** Exercise **
Only the pictures are to be left out; set down the rest of the records exactly.

** Task input **
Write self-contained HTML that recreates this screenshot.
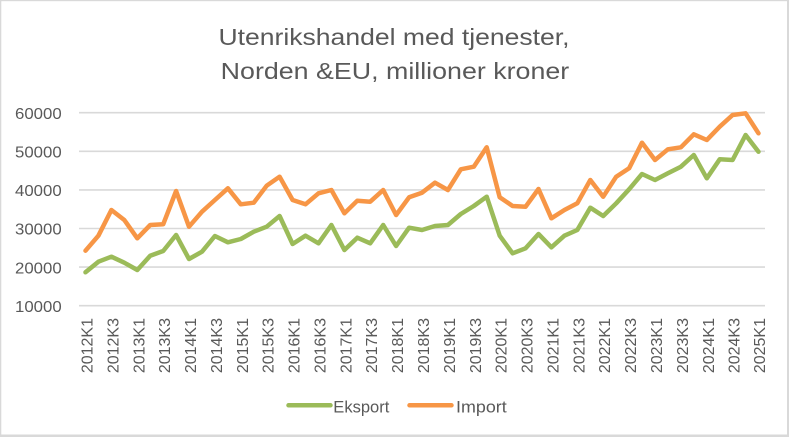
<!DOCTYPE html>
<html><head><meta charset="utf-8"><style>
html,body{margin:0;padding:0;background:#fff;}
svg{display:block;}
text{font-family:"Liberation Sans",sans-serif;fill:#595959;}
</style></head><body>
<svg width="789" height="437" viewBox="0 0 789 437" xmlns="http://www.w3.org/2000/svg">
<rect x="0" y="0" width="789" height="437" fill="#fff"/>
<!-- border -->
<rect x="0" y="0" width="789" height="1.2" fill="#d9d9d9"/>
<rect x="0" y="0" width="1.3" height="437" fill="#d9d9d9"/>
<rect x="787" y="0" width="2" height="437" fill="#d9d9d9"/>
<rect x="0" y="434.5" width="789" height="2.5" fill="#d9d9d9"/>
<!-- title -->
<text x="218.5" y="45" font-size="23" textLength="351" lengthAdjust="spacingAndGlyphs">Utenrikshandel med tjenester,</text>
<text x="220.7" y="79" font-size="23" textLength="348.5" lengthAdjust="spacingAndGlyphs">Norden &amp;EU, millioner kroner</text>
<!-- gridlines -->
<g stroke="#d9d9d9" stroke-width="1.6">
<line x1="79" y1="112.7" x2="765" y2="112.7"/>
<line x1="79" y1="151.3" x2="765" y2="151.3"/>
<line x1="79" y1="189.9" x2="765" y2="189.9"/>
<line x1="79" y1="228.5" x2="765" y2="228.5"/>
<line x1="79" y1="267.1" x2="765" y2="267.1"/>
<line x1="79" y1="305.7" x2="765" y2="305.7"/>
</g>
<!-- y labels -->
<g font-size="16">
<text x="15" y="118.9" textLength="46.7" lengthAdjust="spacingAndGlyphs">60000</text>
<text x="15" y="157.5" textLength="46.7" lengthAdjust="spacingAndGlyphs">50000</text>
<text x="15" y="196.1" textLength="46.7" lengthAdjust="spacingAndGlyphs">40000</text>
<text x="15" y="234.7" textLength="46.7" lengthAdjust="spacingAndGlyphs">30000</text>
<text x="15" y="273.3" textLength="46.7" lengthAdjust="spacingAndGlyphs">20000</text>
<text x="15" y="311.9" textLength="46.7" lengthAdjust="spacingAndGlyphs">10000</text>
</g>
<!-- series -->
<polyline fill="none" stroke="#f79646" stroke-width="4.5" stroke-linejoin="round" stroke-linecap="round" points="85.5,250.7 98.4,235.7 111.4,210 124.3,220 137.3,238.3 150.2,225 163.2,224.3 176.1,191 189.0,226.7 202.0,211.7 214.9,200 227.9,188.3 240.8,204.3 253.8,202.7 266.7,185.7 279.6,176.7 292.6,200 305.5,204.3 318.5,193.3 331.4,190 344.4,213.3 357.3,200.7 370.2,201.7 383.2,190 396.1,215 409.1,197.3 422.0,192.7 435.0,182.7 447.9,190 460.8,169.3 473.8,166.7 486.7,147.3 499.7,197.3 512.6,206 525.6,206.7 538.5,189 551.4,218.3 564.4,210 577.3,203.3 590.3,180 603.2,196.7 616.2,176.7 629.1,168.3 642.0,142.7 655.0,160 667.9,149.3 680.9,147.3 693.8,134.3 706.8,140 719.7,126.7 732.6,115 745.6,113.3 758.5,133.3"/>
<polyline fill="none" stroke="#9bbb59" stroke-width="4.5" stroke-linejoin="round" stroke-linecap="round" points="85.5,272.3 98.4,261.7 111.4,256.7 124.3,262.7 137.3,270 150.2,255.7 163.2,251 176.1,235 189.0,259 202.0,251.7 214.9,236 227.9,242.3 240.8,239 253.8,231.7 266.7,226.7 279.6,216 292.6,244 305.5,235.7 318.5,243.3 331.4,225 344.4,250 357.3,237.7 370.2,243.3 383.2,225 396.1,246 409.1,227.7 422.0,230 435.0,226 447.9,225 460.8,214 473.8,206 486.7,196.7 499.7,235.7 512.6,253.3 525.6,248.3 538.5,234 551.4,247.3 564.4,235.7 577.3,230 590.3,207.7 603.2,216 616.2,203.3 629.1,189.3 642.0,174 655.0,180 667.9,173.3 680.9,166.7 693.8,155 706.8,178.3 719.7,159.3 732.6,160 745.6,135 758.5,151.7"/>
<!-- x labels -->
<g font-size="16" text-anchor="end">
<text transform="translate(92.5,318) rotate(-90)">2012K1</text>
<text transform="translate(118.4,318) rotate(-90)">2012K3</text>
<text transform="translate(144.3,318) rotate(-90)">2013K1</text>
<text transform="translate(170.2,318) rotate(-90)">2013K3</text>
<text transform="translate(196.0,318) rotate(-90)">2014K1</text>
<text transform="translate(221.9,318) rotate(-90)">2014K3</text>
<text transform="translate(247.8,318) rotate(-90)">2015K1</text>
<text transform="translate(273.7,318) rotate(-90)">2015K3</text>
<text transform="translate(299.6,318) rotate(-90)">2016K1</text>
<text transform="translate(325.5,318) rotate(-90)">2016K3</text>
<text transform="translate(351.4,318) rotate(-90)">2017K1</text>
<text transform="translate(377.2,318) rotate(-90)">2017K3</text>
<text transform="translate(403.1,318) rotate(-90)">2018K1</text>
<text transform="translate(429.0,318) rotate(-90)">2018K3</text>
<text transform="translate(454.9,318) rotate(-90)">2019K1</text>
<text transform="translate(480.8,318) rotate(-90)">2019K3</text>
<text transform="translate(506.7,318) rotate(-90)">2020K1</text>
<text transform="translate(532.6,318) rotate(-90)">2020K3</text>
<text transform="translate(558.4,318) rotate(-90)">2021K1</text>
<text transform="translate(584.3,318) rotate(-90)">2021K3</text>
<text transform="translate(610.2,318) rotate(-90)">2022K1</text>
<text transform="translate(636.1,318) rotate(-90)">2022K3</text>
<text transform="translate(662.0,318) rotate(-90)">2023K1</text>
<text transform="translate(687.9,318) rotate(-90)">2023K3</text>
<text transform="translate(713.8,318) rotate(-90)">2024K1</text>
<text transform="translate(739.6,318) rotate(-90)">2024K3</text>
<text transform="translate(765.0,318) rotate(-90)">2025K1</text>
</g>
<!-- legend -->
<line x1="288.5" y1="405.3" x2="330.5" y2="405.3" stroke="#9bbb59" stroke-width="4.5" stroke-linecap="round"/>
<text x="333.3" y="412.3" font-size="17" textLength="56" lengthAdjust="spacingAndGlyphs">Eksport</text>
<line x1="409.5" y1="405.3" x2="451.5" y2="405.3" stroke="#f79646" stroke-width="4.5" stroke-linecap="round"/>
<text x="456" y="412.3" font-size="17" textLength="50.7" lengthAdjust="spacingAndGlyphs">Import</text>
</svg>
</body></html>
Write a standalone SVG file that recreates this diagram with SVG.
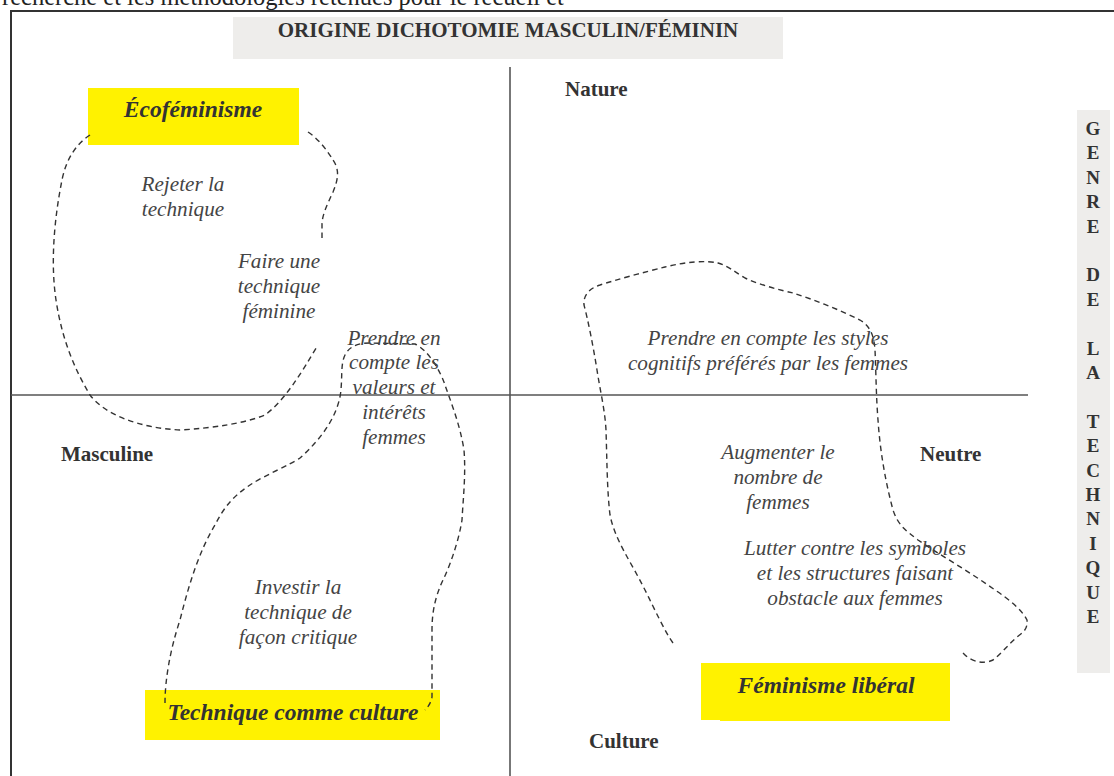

** Completed task **
Write self-contained HTML that recreates this screenshot.
<!DOCTYPE html>
<html><head><meta charset="utf-8"><style>
html,body{margin:0;padding:0;background:#fff;}
svg{display:block;}
text{font-family:"Liberation Sans",sans-serif;fill:#595959;}
</style></head><body>
<svg width="789" height="437" viewBox="0 0 789 437" xmlns="http://www.w3.org/2000/svg">
<rect x="0" y="0" width="789" height="437" fill="#fff"/>
<!-- border -->
<rect x="0" y="0" width="789" height="1.2" fill="#d9d9d9"/>
<rect x="0" y="0" width="1.3" height="437" fill="#d9d9d9"/>
<rect x="787" y="0" width="2" height="437" fill="#d9d9d9"/>
<rect x="0" y="434.5" width="789" height="2.5" fill="#d9d9d9"/>
<!-- title -->
<text x="218.5" y="45" font-size="23" textLength="351" lengthAdjust="spacingAndGlyphs">Utenrikshandel med tjenester,</text>
<text x="220.7" y="79" font-size="23" textLength="348.5" lengthAdjust="spacingAndGlyphs">Norden &amp;EU, millioner kroner</text>
<!-- gridlines -->
<g stroke="#d9d9d9" stroke-width="1.6">
<line x1="79" y1="112.7" x2="765" y2="112.7"/>
<line x1="79" y1="151.3" x2="765" y2="151.3"/>
<line x1="79" y1="189.9" x2="765" y2="189.9"/>
<line x1="79" y1="228.5" x2="765" y2="228.5"/>
<line x1="79" y1="267.1" x2="765" y2="267.1"/>
<line x1="79" y1="305.7" x2="765" y2="305.7"/>
</g>
<!-- y labels -->
<g font-size="16">
<text x="15" y="118.9" textLength="46.7" lengthAdjust="spacingAndGlyphs">60000</text>
<text x="15" y="157.5" textLength="46.7" lengthAdjust="spacingAndGlyphs">50000</text>
<text x="15" y="196.1" textLength="46.7" lengthAdjust="spacingAndGlyphs">40000</text>
<text x="15" y="234.7" textLength="46.7" lengthAdjust="spacingAndGlyphs">30000</text>
<text x="15" y="273.3" textLength="46.7" lengthAdjust="spacingAndGlyphs">20000</text>
<text x="15" y="311.9" textLength="46.7" lengthAdjust="spacingAndGlyphs">10000</text>
</g>
<!-- series -->
<polyline fill="none" stroke="#f79646" stroke-width="4.5" stroke-linejoin="round" stroke-linecap="round" points="85.5,250.7 98.4,235.7 111.4,210 124.3,220 137.3,238.3 150.2,225 163.2,224.3 176.1,191 189.0,226.7 202.0,211.7 214.9,200 227.9,188.3 240.8,204.3 253.8,202.7 266.7,185.7 279.6,176.7 292.6,200 305.5,204.3 318.5,193.3 331.4,190 344.4,213.3 357.3,200.7 370.2,201.7 383.2,190 396.1,215 409.1,197.3 422.0,192.7 435.0,182.7 447.9,190 460.8,169.3 473.8,166.7 486.7,147.3 499.7,197.3 512.6,206 525.6,206.7 538.5,189 551.4,218.3 564.4,210 577.3,203.3 590.3,180 603.2,196.7 616.2,176.7 629.1,168.3 642.0,142.7 655.0,160 667.9,149.3 680.9,147.3 693.8,134.3 706.8,140 719.7,126.7 732.6,115 745.6,113.3 758.5,133.3"/>
<polyline fill="none" stroke="#9bbb59" stroke-width="4.5" stroke-linejoin="round" stroke-linecap="round" points="85.5,272.3 98.4,261.7 111.4,256.7 124.3,262.7 137.3,270 150.2,255.7 163.2,251 176.1,235 189.0,259 202.0,251.7 214.9,236 227.9,242.3 240.8,239 253.8,231.7 266.7,226.7 279.6,216 292.6,244 305.5,235.7 318.5,243.3 331.4,225 344.4,250 357.3,237.7 370.2,243.3 383.2,225 396.1,246 409.1,227.7 422.0,230 435.0,226 447.9,225 460.8,214 473.8,206 486.7,196.7 499.7,235.7 512.6,253.3 525.6,248.3 538.5,234 551.4,247.3 564.4,235.7 577.3,230 590.3,207.7 603.2,216 616.2,203.3 629.1,189.3 642.0,174 655.0,180 667.9,173.3 680.9,166.7 693.8,155 706.8,178.3 719.7,159.3 732.6,160 745.6,135 758.5,151.7"/>
<!-- x labels -->
<g font-size="16" text-anchor="end">
<text transform="translate(92.5,318) rotate(-90)">2012K1</text>
<text transform="translate(118.4,318) rotate(-90)">2012K3</text>
<text transform="translate(144.3,318) rotate(-90)">2013K1</text>
<text transform="translate(170.2,318) rotate(-90)">2013K3</text>
<text transform="translate(196.0,318) rotate(-90)">2014K1</text>
<text transform="translate(221.9,318) rotate(-90)">2014K3</text>
<text transform="translate(247.8,318) rotate(-90)">2015K1</text>
<text transform="translate(273.7,318) rotate(-90)">2015K3</text>
<text transform="translate(299.6,318) rotate(-90)">2016K1</text>
<text transform="translate(325.5,318) rotate(-90)">2016K3</text>
<text transform="translate(351.4,318) rotate(-90)">2017K1</text>
<text transform="translate(377.2,318) rotate(-90)">2017K3</text>
<text transform="translate(403.1,318) rotate(-90)">2018K1</text>
<text transform="translate(429.0,318) rotate(-90)">2018K3</text>
<text transform="translate(454.9,318) rotate(-90)">2019K1</text>
<text transform="translate(480.8,318) rotate(-90)">2019K3</text>
<text transform="translate(506.7,318) rotate(-90)">2020K1</text>
<text transform="translate(532.6,318) rotate(-90)">2020K3</text>
<text transform="translate(558.4,318) rotate(-90)">2021K1</text>
<text transform="translate(584.3,318) rotate(-90)">2021K3</text>
<text transform="translate(610.2,318) rotate(-90)">2022K1</text>
<text transform="translate(636.1,318) rotate(-90)">2022K3</text>
<text transform="translate(662.0,318) rotate(-90)">2023K1</text>
<text transform="translate(687.9,318) rotate(-90)">2023K3</text>
<text transform="translate(713.8,318) rotate(-90)">2024K1</text>
<text transform="translate(739.6,318) rotate(-90)">2024K3</text>
<text transform="translate(765.0,318) rotate(-90)">2025K1</text>
</g>
<!-- legend -->
<line x1="288.5" y1="405.3" x2="330.5" y2="405.3" stroke="#9bbb59" stroke-width="4.5" stroke-linecap="round"/>
<text x="333.3" y="412.3" font-size="17" textLength="56" lengthAdjust="spacingAndGlyphs">Eksport</text>
<line x1="409.5" y1="405.3" x2="451.5" y2="405.3" stroke="#f79646" stroke-width="4.5" stroke-linecap="round"/>
<text x="456" y="412.3" font-size="17" textLength="50.7" lengthAdjust="spacingAndGlyphs">Import</text>
</svg>
</body></html>
Write a standalone SVG file that recreates this diagram with SVG.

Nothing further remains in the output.